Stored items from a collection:
____________

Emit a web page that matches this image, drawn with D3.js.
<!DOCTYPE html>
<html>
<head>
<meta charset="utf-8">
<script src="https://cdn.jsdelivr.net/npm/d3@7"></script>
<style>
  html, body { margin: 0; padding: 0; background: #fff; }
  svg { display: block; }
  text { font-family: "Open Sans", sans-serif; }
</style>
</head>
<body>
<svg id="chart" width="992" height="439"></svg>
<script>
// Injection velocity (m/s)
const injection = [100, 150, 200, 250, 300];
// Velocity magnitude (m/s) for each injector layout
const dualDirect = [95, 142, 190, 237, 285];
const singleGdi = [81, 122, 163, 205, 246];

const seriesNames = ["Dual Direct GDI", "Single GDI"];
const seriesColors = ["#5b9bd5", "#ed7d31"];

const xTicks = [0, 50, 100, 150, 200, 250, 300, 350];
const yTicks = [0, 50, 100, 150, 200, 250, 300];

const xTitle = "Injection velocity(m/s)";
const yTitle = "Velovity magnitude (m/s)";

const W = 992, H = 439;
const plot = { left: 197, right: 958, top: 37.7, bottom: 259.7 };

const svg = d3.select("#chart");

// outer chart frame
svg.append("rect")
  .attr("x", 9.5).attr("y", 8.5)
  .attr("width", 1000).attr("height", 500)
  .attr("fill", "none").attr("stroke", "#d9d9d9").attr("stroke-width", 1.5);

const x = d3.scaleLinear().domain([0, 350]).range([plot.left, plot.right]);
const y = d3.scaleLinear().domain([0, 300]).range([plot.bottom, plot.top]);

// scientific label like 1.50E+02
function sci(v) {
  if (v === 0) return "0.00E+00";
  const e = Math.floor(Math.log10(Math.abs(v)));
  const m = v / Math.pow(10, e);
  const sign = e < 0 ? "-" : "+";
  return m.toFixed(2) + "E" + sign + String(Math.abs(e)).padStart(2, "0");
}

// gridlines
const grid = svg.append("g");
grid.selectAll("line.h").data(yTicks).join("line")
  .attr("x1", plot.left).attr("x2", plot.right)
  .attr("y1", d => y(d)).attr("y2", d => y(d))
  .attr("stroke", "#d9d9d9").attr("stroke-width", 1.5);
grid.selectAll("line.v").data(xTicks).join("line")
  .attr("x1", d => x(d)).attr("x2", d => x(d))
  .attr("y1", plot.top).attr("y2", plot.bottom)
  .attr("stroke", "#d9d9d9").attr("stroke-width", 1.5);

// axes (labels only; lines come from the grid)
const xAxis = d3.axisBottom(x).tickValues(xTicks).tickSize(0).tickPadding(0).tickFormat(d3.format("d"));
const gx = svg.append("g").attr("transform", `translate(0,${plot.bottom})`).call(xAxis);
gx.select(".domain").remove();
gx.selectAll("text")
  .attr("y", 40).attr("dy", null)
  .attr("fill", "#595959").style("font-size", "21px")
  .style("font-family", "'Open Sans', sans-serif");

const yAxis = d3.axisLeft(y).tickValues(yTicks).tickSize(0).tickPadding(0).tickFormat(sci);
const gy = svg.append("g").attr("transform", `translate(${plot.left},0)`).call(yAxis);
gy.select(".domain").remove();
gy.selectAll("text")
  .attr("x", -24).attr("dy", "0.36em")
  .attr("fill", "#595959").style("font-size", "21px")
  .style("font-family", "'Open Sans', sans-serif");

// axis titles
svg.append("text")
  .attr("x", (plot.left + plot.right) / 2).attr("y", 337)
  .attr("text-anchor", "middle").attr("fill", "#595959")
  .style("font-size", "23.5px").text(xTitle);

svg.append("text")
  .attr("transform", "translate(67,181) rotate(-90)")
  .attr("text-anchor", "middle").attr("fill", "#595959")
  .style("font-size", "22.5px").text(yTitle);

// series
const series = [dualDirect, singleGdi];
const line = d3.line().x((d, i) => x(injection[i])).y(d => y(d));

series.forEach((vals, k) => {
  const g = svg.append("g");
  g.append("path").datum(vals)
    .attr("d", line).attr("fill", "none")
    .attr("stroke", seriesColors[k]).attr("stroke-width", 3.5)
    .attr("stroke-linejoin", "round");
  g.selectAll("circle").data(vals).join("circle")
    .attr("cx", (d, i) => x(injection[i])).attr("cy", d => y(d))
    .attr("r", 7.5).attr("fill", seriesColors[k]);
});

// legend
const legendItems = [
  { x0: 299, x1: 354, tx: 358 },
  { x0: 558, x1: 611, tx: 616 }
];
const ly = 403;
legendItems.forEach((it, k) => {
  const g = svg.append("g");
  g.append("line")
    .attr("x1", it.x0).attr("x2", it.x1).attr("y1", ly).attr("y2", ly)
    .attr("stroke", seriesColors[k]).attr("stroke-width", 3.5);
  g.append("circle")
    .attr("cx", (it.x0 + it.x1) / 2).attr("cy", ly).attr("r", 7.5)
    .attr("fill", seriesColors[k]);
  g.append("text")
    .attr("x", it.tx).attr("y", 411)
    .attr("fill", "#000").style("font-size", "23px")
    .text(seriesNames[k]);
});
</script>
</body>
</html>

____________

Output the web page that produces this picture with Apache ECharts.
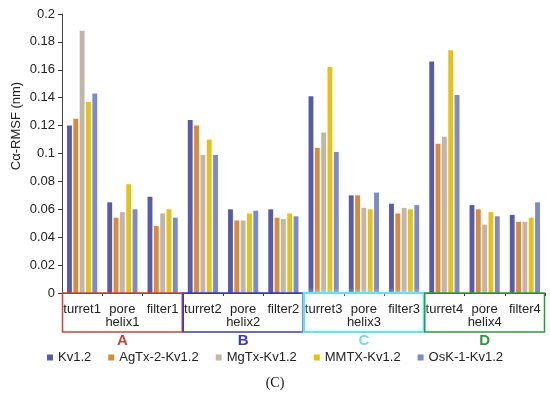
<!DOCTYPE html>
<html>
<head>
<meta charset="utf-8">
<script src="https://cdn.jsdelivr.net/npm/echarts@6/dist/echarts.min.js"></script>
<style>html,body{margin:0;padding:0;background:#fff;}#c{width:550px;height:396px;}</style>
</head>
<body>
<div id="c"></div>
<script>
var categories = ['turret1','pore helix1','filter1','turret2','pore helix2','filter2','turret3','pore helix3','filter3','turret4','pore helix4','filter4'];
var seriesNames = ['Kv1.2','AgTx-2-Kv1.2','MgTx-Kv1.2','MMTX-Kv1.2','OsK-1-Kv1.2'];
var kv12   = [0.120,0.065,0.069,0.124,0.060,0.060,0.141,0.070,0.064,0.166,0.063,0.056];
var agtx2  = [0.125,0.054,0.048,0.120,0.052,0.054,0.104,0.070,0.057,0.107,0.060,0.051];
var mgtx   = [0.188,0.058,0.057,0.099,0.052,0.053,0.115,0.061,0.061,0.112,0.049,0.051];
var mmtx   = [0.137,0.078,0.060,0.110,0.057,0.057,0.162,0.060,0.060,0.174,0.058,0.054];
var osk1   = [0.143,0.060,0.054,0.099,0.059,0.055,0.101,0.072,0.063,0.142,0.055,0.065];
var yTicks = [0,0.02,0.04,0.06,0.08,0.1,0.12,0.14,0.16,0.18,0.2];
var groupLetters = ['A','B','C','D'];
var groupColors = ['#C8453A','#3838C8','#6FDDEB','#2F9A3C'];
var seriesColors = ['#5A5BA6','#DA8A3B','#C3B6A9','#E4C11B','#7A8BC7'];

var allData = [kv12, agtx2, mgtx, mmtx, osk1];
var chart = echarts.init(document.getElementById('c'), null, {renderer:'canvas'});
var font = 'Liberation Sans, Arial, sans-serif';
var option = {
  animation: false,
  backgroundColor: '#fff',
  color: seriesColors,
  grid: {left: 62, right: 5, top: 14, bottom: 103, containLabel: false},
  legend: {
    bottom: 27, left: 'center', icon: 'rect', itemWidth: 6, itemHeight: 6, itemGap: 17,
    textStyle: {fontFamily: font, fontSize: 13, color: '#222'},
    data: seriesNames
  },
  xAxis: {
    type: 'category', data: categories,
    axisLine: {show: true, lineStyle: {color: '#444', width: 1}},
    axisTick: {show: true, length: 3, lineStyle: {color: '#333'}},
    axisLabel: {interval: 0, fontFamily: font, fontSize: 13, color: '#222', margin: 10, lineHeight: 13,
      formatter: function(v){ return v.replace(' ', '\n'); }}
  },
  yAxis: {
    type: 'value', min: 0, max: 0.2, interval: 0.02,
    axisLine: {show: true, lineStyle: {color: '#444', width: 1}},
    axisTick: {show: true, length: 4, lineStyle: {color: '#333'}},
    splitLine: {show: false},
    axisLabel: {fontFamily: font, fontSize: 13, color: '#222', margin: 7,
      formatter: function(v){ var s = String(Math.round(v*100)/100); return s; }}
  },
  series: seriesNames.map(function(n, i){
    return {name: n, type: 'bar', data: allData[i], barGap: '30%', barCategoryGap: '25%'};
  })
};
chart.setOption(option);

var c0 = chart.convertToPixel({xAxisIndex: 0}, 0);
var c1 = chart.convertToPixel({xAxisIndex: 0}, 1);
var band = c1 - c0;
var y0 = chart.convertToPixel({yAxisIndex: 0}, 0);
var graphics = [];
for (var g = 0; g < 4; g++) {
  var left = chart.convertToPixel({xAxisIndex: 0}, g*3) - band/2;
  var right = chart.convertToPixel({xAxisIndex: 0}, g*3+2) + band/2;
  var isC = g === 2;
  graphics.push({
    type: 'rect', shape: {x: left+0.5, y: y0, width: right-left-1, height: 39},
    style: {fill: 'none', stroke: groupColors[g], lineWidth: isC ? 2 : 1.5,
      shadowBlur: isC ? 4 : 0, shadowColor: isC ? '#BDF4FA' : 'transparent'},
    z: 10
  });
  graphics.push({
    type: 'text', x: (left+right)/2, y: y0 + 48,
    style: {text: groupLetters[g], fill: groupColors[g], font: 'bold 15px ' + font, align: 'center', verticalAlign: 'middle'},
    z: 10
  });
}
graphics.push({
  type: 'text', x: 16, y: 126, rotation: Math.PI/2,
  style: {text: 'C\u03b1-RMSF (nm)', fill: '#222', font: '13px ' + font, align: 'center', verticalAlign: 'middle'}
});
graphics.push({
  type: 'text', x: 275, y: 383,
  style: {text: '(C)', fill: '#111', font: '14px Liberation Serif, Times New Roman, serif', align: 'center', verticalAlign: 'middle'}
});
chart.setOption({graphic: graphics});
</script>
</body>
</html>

____________

*TASK STATEMENT*. Where a line in the entries holds "with", copy that line.

*RESPONSE BELOW*.
Emit a web page that matches this image, drawn with D3.js.
Output the web page that produces this picture with Apache ECharts.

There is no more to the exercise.